When our children are very young, we teach them to say “thank you.” Sometimes we are left holding our breath, hoping they’ll remember those magic words when they receive a gift or after being served a meal. We hope they will incorporate the good manners into their way of speech and action.
The words of “thanks”, “much appreciated” and the like are certainly first steps, to build upon in being polite and well-mannered. Translating ‘mere’ words into the Midah of gratitude requires training, and so much more. We can gain a glimpse into the depth and profundity of gratitude – Hakoras HaTov, from this week’s Parsha.
Miriam waited, hidden among the reeds along the river, to see what would be the fate of her baby brother, Moshe, floating in a basket. The Gemara in Maseches Sota 9b tells us that 80 years later, when Miriam was afflicted with Tzoraas (a form of leprosy), the entire Jewish People were delayed in their journey through the desert to Eretz Yisrael, all progress was halted while they waited the week it took for Miriam to be purified from her affliction. The Gemara lets us know that this was because of Miriam’s waiting on behalf of her brother, and she was rewarded in kind.
The questions are many; who wouldn’t wait for a sibling, when he was in mortal danger, Miriam waited perhaps 20 – 30 minutes, and the reward was 168 hours – one week. Miriam was one person and Klal Yisrael was 3 million people, Miriam was seemingly not held back from accomplishing a different task, but the Klal Yisrael was on its journey with destiny, yearning to reach Eretz Yisrael as quickly as possible. How does it make sense to suggest that the wait of an entire week by the entire nation postponing its travel to the Holy Land was connected to the short wait for the helpless, infant brother of Miriam?
The insight gleaned from here by several Mefarshim, commentators, is that we don’t have a proper appreciation for the obligation to show gratitude. When someone does something for you, that’s `huge’! We should never take for granted a favor done to us, a kind word or positive consideration sent our way. The slightest act of Chesed and sensitivity creates an obligation for us to feel and show gratitude. If Klal Yisrael’s waiting for Miriam was out of gratitude for her small act of Chesed towards a helpless family member, then we clearly have to work on improving our Midah of gratitude.

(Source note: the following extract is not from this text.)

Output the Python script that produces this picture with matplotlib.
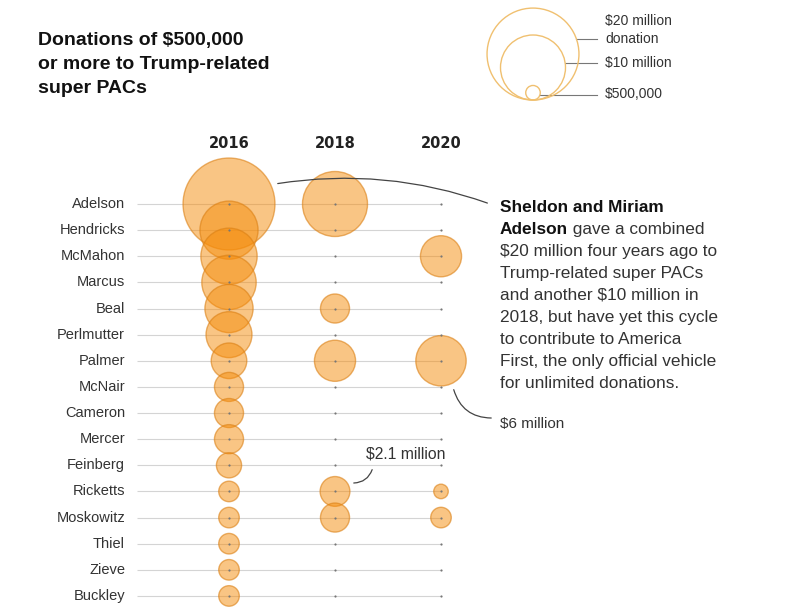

What an important lesson to impart to our children! Hakoras Hatov is one of the fundamentals of a mensch – learning to appreciate what others do for us. By truly appreciating others’ efforts, every little effort, (and unlike Miriam, even efforts that don’t bear fruit) and not falling prey to the “Es Kumt Mir”, “everything’s coming to me”, the entitlement philosophy, our children will gain a deeper and more meaningful appreciation for others, for their parents, and ultimately for Hashem. Appreciating what Hashem does for us every moment will help our children achieve a greater appreciation for the gift of life, for the joy of living, for Hashem’s tremendous love for us. It will help them become more selfless people, able to give and to be drawn closer to Hashem. And ultimately it will make them happier people too.